If you've worked with me, you've probably heard me quote him more than once.
These are the resources I return to again and again, both personally and professionally.
1. Us: Getting Past You and Me to Build a More Loving Relationship by Terry Real
If you read one relationship book this year, make it this one.
Most relationship advice focuses on communication techniques. Terry Real goes deeper. He teaches us how our childhood adaptations, survival strategies, and protective patterns show up in our adult relationships.
In Us, you'll learn:
Why conflict isn't the problem—how we handle conflict is.
The difference between intimacy and control.
Why "being right" is often more expensive than we realize.
How to move from blame and resentment toward genuine connection.
Practical relational skills that create lasting change.
What I appreciate most about this book is that it doesn't let anyone off the hook, but it also doesn't shame anyone. It's compassionate, direct, and deeply hopeful.
Whether you're single, dating, married, divorced, or somewhere in between, this book offers a roadmap for healthier relationships.
2. Fierce Intimacy (Audiobook) by Terry Real
If you're willing to listen rather than read, this may be the most impactful relationship resource available.
Unlike a traditional audiobook, Fierce Intimacy feels like sitting in the room with Terry Real while he teaches. His humor, warmth, and directness come through in a way that's difficult to capture on the printed page.
Many of the concepts I use with clients are taught beautifully in this program, including:
Recognizing losing strategies
Moving into your Wise Adult self
Healthy boundaries
Relational accountability
The skills required for lasting intimacy
One important note: Fierce Intimacy is available only as an audio program.
If you enjoy learning while walking, driving, exercising, or doing chores, this is an excellent place to start.
A Bonus Tip: Check Libby First
Before purchasing either resource, I recommend checking the Libby app through your local library.
Many libraries offer Us as an ebook or audiobook, and Fierce Intimacy is often available through participating library systems as well.
It's one of my favorite ways to access great resources without spending a dime.
My Take
I recommend books because they can open doors.
But reading alone rarely creates change.
Most people already understand their patterns intellectually.
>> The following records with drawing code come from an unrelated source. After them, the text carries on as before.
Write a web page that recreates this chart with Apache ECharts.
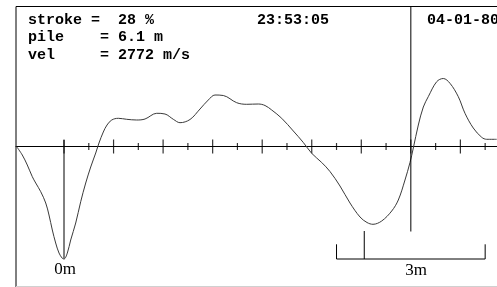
<!DOCTYPE html>
<html>
<head>
<meta charset="utf-8">
<script src="https://cdn.jsdelivr.net/npm/echarts@6/dist/echarts.min.js"></script>
<style>
  html, body { margin: 0; padding: 0; background: #fff; }
  #chart { width: 497px; height: 287px; }
</style>
</head>
<body>
<div id="chart"></div>
<script>
// pile position along the trace, in metres (0m at the first trough)
var traceX = [-0.959, -0.842, -0.741, -0.640, -0.571, -0.470, -0.369, -0.303, -0.236, -0.168,
  -0.101, -0.034, 0, 0.067, 0.135, 0.236, 0.337, 0.438, 0.539, 0.640,
  0.706, 0.793, 0.868, 0.963, 1.096, 1.265, 1.467, 1.635, 1.871, 2.038,
  2.206, 2.341, 2.543, 2.745, 2.912, 3.047, 3.215, 3.485, 3.687, 3.921,
  4.057, 4.192, 4.394, 4.628, 4.830, 4.999, 5.201, 5.368, 5.570, 5.772,
  5.974, 6.115, 6.236, 6.412, 6.614, 6.747, 6.882, 6.983, 7.050, 7.151,
  7.252, 7.352, 7.522, 7.655, 7.790, 7.958, 8.093, 8.260, 8.430, 8.531, 8.733];
// signal amplitude (arbitrary units)
var traceY = [0, -8.5, -18.5, -30.2, -36.5, -45.2, -56.5, -68.5, -83.5, -96.5,
  -106.5, -111.8, -112.5, -106.5, -93.5, -76.5, -55.2, -36.5, -20.5, -6.5,
  3.5, 14.5, 21.5, 26.5, 28.2, 27.2, 26.5, 27.5, 33.2, 32.5,
  27.2, 23.8, 27, 37.5, 46.5, 51.5, 51, 43.8, 42.2, 42.5,
  41, 36.5, 28.2, 15.5, 4, -6.8, -16, -25, -39.5, -56.5,
  -70.5, -76, -77.8, -74.5, -64.5, -53.5, -33.5, -16, -1.5, 21.5,
  39.5, 49.8, 64.8, 68, 63.2, 49.8, 33.2, 18.5, 9.2, 7.2, 7.2];

var majorTicks = [0, 1, 2, 3, 4, 5, 6, 7, 8];
var minorTicks = [0.5, 1.5, 2.5, 3.5, 4.5, 5.5, 6.5, 7.5, 8.5];

// markers: 0m line, toe line, 3m scale bracket
var zeroLine = [[0, 6.5], [0, -112]];
var toeLine = [[7, 139.5], [7, -85]];
var bracket = [[5.5, -97.8], [5.5, -112.5], [8.5, -112.5], [8.5, -97.8]];
var bracketMid = [[6.06, -84.5], [6.06, -112.5]];

var headerLines = ['stroke =  28 %', 'pile    = 6.1 m', 'vel     = 2772 m/s'];
var timeText = '23:53:05';
var dateText = '04-01-80';

var chart = echarts.init(document.getElementById('chart'));

var monoFont = 'bold 15px "Liberation Mono", monospace';

var graphics = [
  { type: 'polyline', shape: { points: [[16, 287], [16, 6.5], [497, 6.5]] },
    style: { stroke: '#000', lineWidth: 1, fill: null }, silent: true },
  { type: 'line', shape: { x1: 16, y1: 286.5, x2: 497, y2: 286.5 },
    style: { stroke: '#d0d0d0', lineWidth: 1 }, silent: true },
  { type: 'text', x: 257, y: 20, style: { text: timeText, font: monoFont, fill: '#000', verticalAlign: 'middle' } },
  { type: 'text', x: 427, y: 20, style: { text: dateText, font: monoFont, fill: '#000', verticalAlign: 'middle' } },
  { type: 'text', x: 65, y: 270, style: { text: '0m', font: '17px "Liberation Serif", serif', fill: '#000', align: 'center', verticalAlign: 'middle' } },
  { type: 'text', x: 416, y: 271, style: { text: '3m', font: '17px "Liberation Serif", serif', fill: '#000', align: 'center', verticalAlign: 'middle' } }
];
headerLines.forEach(function (t, i) {
  graphics.push({ type: 'text', x: 28, y: 20 + i * 17.5,
    style: { text: t, font: monoFont, fill: '#000', verticalAlign: 'middle' } });
});

function lineSeries(data, color) {
  return {
    type: 'line', data: data, symbol: 'none', silent: true,
    lineStyle: { color: color || '#000', width: 1 }
  };
}

chart.setOption({
  animation: false,
  grid: { left: 16, top: 7, width: 481, height: 280 },
  xAxis: {
    type: 'value', min: -0.969, max: 8.739,
    axisLine: { onZero: true, lineStyle: { color: '#000', width: 1 } },
    axisTick: { show: false }, axisLabel: { show: false }, splitLine: { show: false }
  },
  yAxis: { type: 'value', min: -140.5, max: 139.5, show: false },
  series: [
    {
      type: 'line', symbol: 'none', smooth: 0.35, silent: true,
      data: traceX.map(function (x, i) { return [x, traceY[i]]; }),
      lineStyle: { color: '#3a3a3a', width: 1 }
    },
    lineSeries(zeroLine),
    lineSeries(toeLine),
    lineSeries(bracket),
    lineSeries(bracketMid),
    {
      type: 'scatter', silent: true, symbol: 'rect', symbolSize: [1.2, 14],
      itemStyle: { color: '#000' },
      data: majorTicks.map(function (x) { return [x, 0]; })
    },
    {
      type: 'scatter', silent: true, symbol: 'rect', symbolSize: [1.2, 7],
      itemStyle: { color: '#000' },
      data: minorTicks.map(function (x) { return [x, 0]; })
    }
  ],
  graphic: graphics
});
</script>
</body>
</html>
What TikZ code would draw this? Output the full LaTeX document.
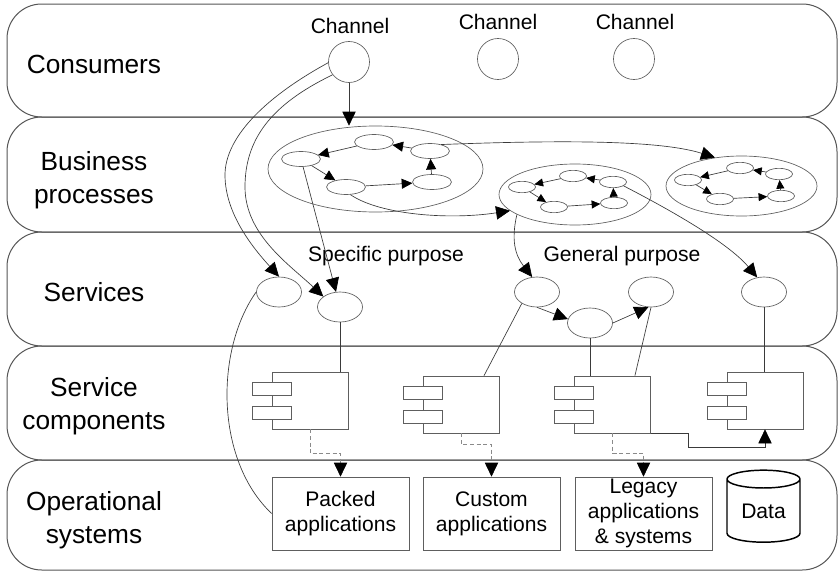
\documentclass[tikz,border=0pt]{standalone}
\usepackage{fontspec}
\setmainfont{Liberation Sans}
\usetikzlibrary{shapes.geometric, arrows.meta, calc}
\definecolor{lanecol}{HTML}{555555}
\definecolor{shapecol}{HTML}{5E5E5E}
\definecolor{linecol}{HTML}{3A3A3A}
\definecolor{dashcol}{HTML}{8A8A8A}
\begin{document}
\begin{tikzpicture}[x=0.75pt, y=-0.75pt,
  lane/.style={draw=lanecol, line width=0.75pt, rounded corners=26pt, minimum width=622.5pt, inner sep=0},
  lanelabel/.style={font=\fontsize{19.7}{25}\selectfont, align=center, inner sep=0},
  small/.style={font=\fontsize{15.8}{18.6}\selectfont, inner sep=0, align=center},
  chan/.style={circle, draw=shapecol, line width=0.5pt, minimum size=30.75pt, inner sep=0},
  bigell/.style={ellipse, draw=shapecol, line width=0.5pt, inner sep=0},
  inA/.style={ellipse, draw=shapecol, line width=0.5pt, inner sep=0, minimum width=29.25pt, minimum height=11.25pt},
  inB/.style={ellipse, draw=shapecol, line width=0.5pt, inner sep=0, minimum width=20.25pt, minimum height=8.5pt},
  svc/.style={ellipse, draw=shapecol, line width=0.5pt, inner sep=0, minimum width=33.75pt, minimum height=22.5pt},
  comp/.style={rectangle, draw=shapecol, line width=0.5pt, inner sep=0, minimum width=57pt, minimum height=42.75pt},
  port/.style={rectangle, draw=shapecol, line width=0.5pt, fill=white, inner sep=0, minimum width=29.25pt, minimum height=9.75pt},
  opbox/.style={rectangle, draw=shapecol, line width=0.5pt, inner sep=0, minimum width=102.75pt, minimum height=54.75pt, font=\fontsize{15.8}{18.6}\selectfont, align=center},
  conn/.style={draw=linecol, line width=0.5pt},
  bigarrow/.style={conn, -{Triangle[length=10.5pt, width=10pt, color=black]}},
  midarrow/.style={conn, -{Triangle[length=8pt, width=7.5pt, color=black]}},
  smallarrow/.style={conn, -{Triangle[length=6.5pt, width=6pt, color=black]}},
  dasharrow/.style={draw=dashcol, line width=0.5pt, dash pattern=on 3pt off 2pt, -{Triangle[length=10.5pt, width=10pt, color=black]}}
]
\useasboundingbox (0,0) rectangle (839,571);

% lanes
\node[lane, minimum height=84.75pt] (L1) at (422,60.5) {};
\node[lane, minimum height=86.25pt] (L2) at (422,174.5) {};
\node[lane, minimum height=85.5pt] (L3) at (422,289) {};
\node[lane, minimum height=85.5pt] (L4) at (422,403) {};
\node[lane, minimum height=82.5pt] (L5) at (422,515) {};

\node[lanelabel] (t1) at (94,64) {Consumers};
\node[lanelabel] (t2) at (94,180) {Business\\processes};
\node[lanelabel] (t3) at (94,292) {Services};
\node[lanelabel] (t4) at (94,406) {Service\\components};
\node[lanelabel] (t5) at (94,520) {Operational\\systems};

% channels
\node[chan] (ch1) at (349,62) {};
\node[chan] (ch2) at (498,59) {};
\node[chan] (ch3) at (634,59) {};
\node[small] (cl1) at (350,26) {Channel};
\node[small] (cl2) at (498,22) {Channel};
\node[small] (cl3) at (635,22) {Channel};

% business processes
\node[bigell, minimum width=161.25pt, minimum height=64.5pt] (bp1) at (375.5,169) {};
\node[bigell, minimum width=114pt, minimum height=45.75pt] (bp2) at (575,194.5) {};
\node[bigell, minimum width=113.25pt, minimum height=45pt] (bp3) at (741.5,186) {};

\node[inA] (a1) at (301,159) {};
\node[inA] (b1) at (374,142) {};
\node[inA] (c1) at (430,151) {};
\node[inA] (d1) at (432,182) {};
\node[inA] (e1) at (346,187) {};

\node[inB] (a2) at (522,187) {};
\node[inB] (b2) at (573,176) {};
\node[inB] (c2) at (613,182) {};
\node[inB] (d2) at (614,203) {};
\node[inB] (e2) at (554,207) {};

\node[inB] (a3) at (688,180) {};
\node[inB] (b3) at (740,168) {};
\node[inB] (c3) at (779,174) {};
\node[inB] (d3) at (781,196) {};
\node[inB] (e3) at (720,199) {};

\draw[midarrow] (c1) -- (b1);
\draw[midarrow] (b1) -- (a1);
\draw[midarrow] (a1) -- (e1);
\draw[midarrow] (e1) -- (d1);
\draw[midarrow] (d1) -- (c1);

\draw[smallarrow] (c2) -- (b2);
\draw[smallarrow] (b2) -- (a2);
\draw[smallarrow] (a2) -- (e2);
\draw[smallarrow] (e2) -- (d2);
\draw[smallarrow] (d2) -- (c2);

\draw[smallarrow] (c3) -- (b3);
\draw[smallarrow] (b3) -- (a3);
\draw[smallarrow] (a3) -- (e3);
\draw[smallarrow] (e3) -- (d3);
\draw[smallarrow] (d3) -- (c3);

% services
\node[small] (sp) at (386,256) {Specific purpose};
\node[small] (gp) at (622,256) {General purpose};
\node[svc] (s1) at (279,292) {};
\node[svc] (s2) at (340,307) {};
\node[svc] (g1) at (537,292) {};
\node[svc] (g2) at (590,323) {};
\node[svc] (g3) at (651,292) {};
\node[svc] (g4) at (764,292) {};

% components
\node[comp] (comp1) at (310,400.5) {};
\node[comp] (comp2) at (461,404.5) {};
\node[comp] (comp3) at (612.5,404.5) {};
\node[comp] (comp4) at (765,400.5) {};
\foreach \c in {comp1,comp2,comp3,comp4}{
  \node[port] (\c p1) at ($(\c.west)+(0,-12)$) {};
  \node[port] (\c p2) at ($(\c.west)+(0,12.5)$) {};
}

% operational systems
\node[opbox] (packed) at (340.5,513.5) {Packed\\applications};
\node[opbox] (custom) at (491.5,513.5) {Custom\\applications};
\node[opbox] (legacy) at (643.5,513.5) {Legacy\\applications\\\& systems};
\node[cylinder, shape border rotate=90, aspect=0.4, draw=black, line width=1.1pt, inner sep=0,
      minimum width=54.75pt, minimum height=54pt, font=\fontsize{15.8}{18.6}\selectfont] (data) at (763.5,511) {Data};

% connectors
\draw[bigarrow] (ch1.south) -- (ch1.south |- bp1.north);
\draw[bigarrow] (ch1.182) .. controls (260,100) and (225,140) .. (225,175)
                .. controls (225,215) and (255,250) .. (s1.north);
\draw[bigarrow] (ch1.218) .. controls (270,105) and (245,140) .. (245,187)
                .. controls (245,235) and (290,265) .. (s2.148);
\draw[bigarrow] (a1) -- (s2);
\draw[bigarrow] (e1.-60) .. controls (380,215) and (450,220) .. (bp2.194);
\draw[bigarrow] (c1.30) .. controls (560,140) and (660,140) .. (bp3.133);
\draw[bigarrow] (bp2.199) .. controls (511,240) and (515,255) .. (g1.108);
\draw[bigarrow] (c2.-20) .. controls (680,215) and (730,245) .. (g4.115);
\draw[bigarrow] (g1.south) -- (g2.170);
\draw[bigarrow] (g2.east) -- (g3.-100);

\draw[conn] (s2.south) -- (s2.south |- comp1.north);
\draw[conn] (g1.217) -- ($(comp2.north east)!0.4!(comp2.north)$);
\draw[conn] (g2.south) -- (g2.south |- comp3.north);
\draw[conn] (g3.south) -- ($(comp3.north east)!0.415!(comp3.north)$);
\draw[conn] (g4.south) -- (g4.south |- comp4.north);
\draw[bigarrow] (comp3.south east) -- ++(37,0) -- ++(0,14) -| (comp4.south);

\draw[dasharrow] (comp1.south) -- ++(0,24) -| (packed.north);
\draw[dasharrow] (comp2.south) -- ++(0,11) -| (custom.north);
\draw[dasharrow] (comp3.south) -- ++(0,20) -| (legacy.north);

\draw[conn] (s1.west) .. controls (215,350) and (215,460) .. (packed.west);
\end{tikzpicture}
\end{document}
The challenge is applying that knowledge when they're hurt, triggered, defensive, overwhelmed, or disconnected.
That's where support, practice, and accountability become invaluable.
Still, if you're looking for a place to begin, these are the two resources I would hand you first.
I've read countless relationship books over the years.
These are the ones I continue to recommend.
And that's why they've earned a permanent place on my Required Reading list.